US factories grow at slowest pace in 2 1/2 years; hiring falls
U.S. factory activity grew last month at its slowest pace since May 2013 as manufacturers pared their stockpiles and cut jobs.
The Institute for Supply Management said Monday that its index of factory activity slipped to 50.1 in October from 50.2 in September. The figures barely signal growth, which is any reading above 50.
U.S. manufacturers have been squeezed this year as a strong dollar and weak economies in China and other key foreign markets have cut into exports. A high dollar makes U.S. goods pricier overseas while lowering prices for imports that compete with American products.
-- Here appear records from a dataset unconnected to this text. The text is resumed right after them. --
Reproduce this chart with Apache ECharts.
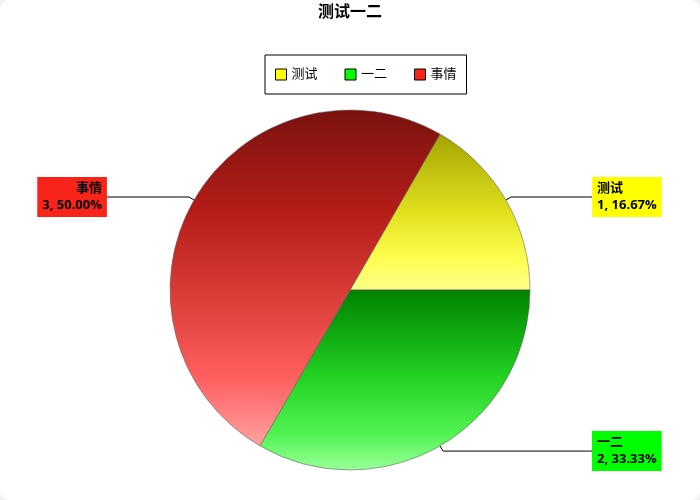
<!DOCTYPE html>
<html>
<head>
<meta charset="utf-8">
<script src="https://cdn.jsdelivr.net/npm/echarts@6/dist/echarts.min.js"></script>
<style>
html,body{margin:0;padding:0;background:#f2f2f2;}
#chart{width:700px;height:500px;background:#fff;border-radius:10px;overflow:hidden;}
</style>
</head>
<body>
<div id="chart"></div>
<script>
// ---- data ----
const titleText = '测试一二';
const categories = ['测试', '一二', '事情'];
const values = [1, 2, 3];
// per-label line tail lengths (px)
const tailLengths = [81, 149, 82];

// ---- palette ----
const baseColors = ['#ffff00', '#00ff00', '#f82419'];
const gradients = [
  [[0, '#a4a400'], [0.5, '#e0e01e'], [0.8, '#ffff50'], [1, '#ffff8c']],
  [[0, '#008200'], [0.5, '#24d424'], [0.8, '#52f352'], [1, '#9aff9a']],
  [[0, '#7a120e'], [0.3, '#b41c18'], [0.6, '#e0443f'], [0.8, '#ff6060'], [1, '#ffa2a2']]
];

const total = values.reduce((a, b) => a + b, 0);
const font = "'Liberation Sans', 'Noto Sans CJK SC', sans-serif";
const labelFont = "'Open Sans', 'Noto Sans CJK SC', sans-serif";

function grad(stops) {
  return new echarts.graphic.LinearGradient(0, 0, 0, 1,
    stops.map(s => ({ offset: s[0], color: s[1] })));
}

const seriesData = categories.map((name, i) => ({
  name: name,
  value: values[i],
  itemStyle: { color: grad(gradients[i]) },
  label: { backgroundColor: baseColors[i] },
  labelLine: { length: 6, length2: tailLengths[i] }
}));

const chart = echarts.init(document.getElementById('chart'), null, { renderer: 'canvas' });
chart.setOption({
  backgroundColor: '#ffffff',
  animation: false,
  title: {
    text: titleText,
    left: 'center',
    top: 0,
    textStyle: { fontSize: 16, fontWeight: 'bold', color: '#000', fontFamily: font }
  },
  legend: {
    left: 265,
    top: 55,
    padding: [13, 10, 13, 10],
    itemGap: 27,
    itemWidth: 11,
    itemHeight: 11,
    icon: 'rect',
    borderColor: '#000',
    borderWidth: 1,
    itemStyle: { borderColor: '#000', borderWidth: 1 },
    textStyle: { fontSize: 13, color: '#000', fontFamily: font },
    data: categories.map((name, i) => ({ name: name, itemStyle: { color: baseColors[i] } }))
  },
  series: [{
    type: 'pie',
    center: [350, 290],
    radius: 180,
    startAngle: 60,
    clockwise: true,
    avoidLabelOverlap: false,
    itemStyle: { borderColor: 'rgba(90,90,90,0.55)', borderWidth: 1 },
    emphasis: { disabled: true },
    label: {
      show: true,
      position: 'outside',
      alignTo: 'none',
      distanceToLabelLine: 0,
      fontSize: 13,
      fontWeight: 'bold',
      color: '#000',
      fontFamily: labelFont,
      lineHeight: 17,
      padding: [3, 5, 3, 5],
      formatter: function (p) {
        return p.name + '\n' + p.value + ', ' + (p.value / total * 100).toFixed(2) + '%';
      }
    },
    labelLine: {
      show: true,
      length: 6,
      length2: 80,
      lineStyle: { color: '#000', width: 1 }
    },
    data: seriesData
  }]
});
</script>
</body>
</html>
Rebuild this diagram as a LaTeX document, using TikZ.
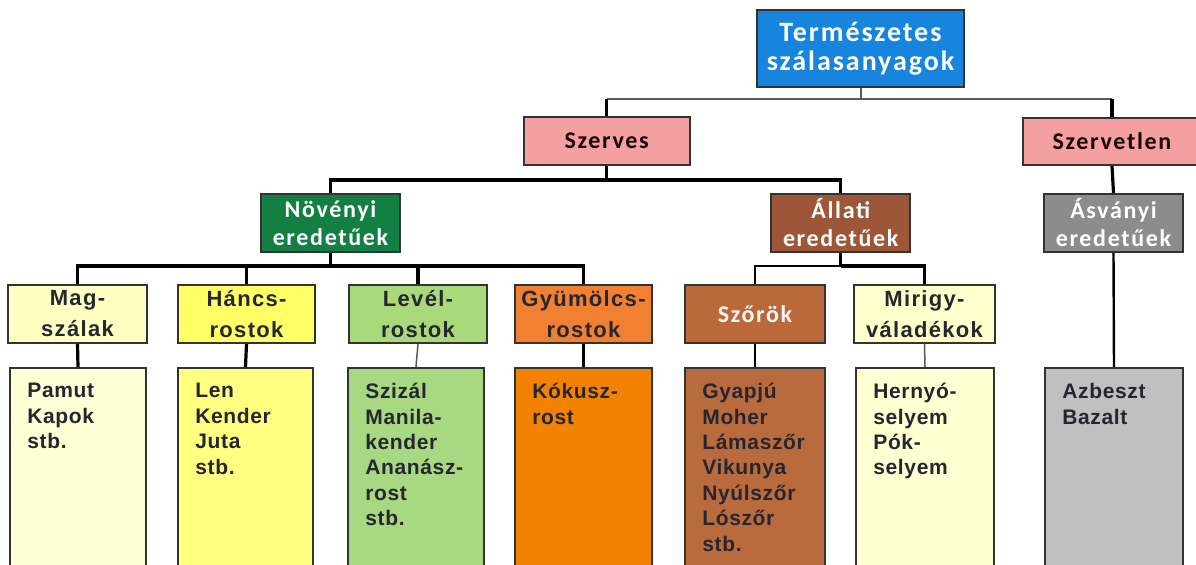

Monday's report showed that a measure of hiring fell sharply, from 50.5 to 47.6. That means manufacturers cut jobs last month.
Still, the report contained some bright signs: New orders jumped, suggesting that business may pick up in coming months. And a gauge of production rose for the first time since July.
"We're hopeful this will mark the low," Ian Shepherdson, an economist at Pantheon Macroeconomics, said in a note to clients. "It looks as though the downshift in manufacturing activity may be coming to an end."
Both manufacturers and their customers are cutting back on stockpiles, which slows production as companies sell existing goods rather than order new ones. But that trend slowed last month and may soon be complete, said Bradley Holcomb, chair of the ISM's manufacturing survey committee.
Sharp declines in oil and natural gas prices have led drilling companies to reduce orders for steel pipe and other equipment used to build rigs. That trend, combined with the strong dollar, has helped lower the ISM's index from roughly 57 late last year to 50.1. The ISM is a trade group of purchasing managers.
Strong car sales, which are running at their highest level in a decade, are one of the few trends that are working in the opposite direction and boosting factory output.
A slowdown in China, the world's second-largest economy, has delivered a direct hit on construction equipment makers such as Caterpillar. Yet there are signs that China's economy is stabilizing: A survey of its manufacturers over the weekend found that its factory activity is still contracting but at a slower pace.
Other reports point to ongoing weakness in U.S. manufacturing, however. Factory production has fallen for two straight months, according to figures compiled by the Federal Reserve.
And orders for long-lasting factory goods, an indication of future output, have tumbled in the past two months, a Commerce Department report last week indicated.
Many retailers and other businesses stockpiled too many goods in the winter and spring and were left with crowded warehouses and store shelves. As they work off the excess supply, they have cut back on orders for new goods.
A slowdown in stockpiling was a big reason the U.S. economy weakened in the July-September quarter, the government said Thursday. The economy expanded at a 1.5 percent annual rate in the third quarter, far below the 3.9 percent pace in the April-June quarter.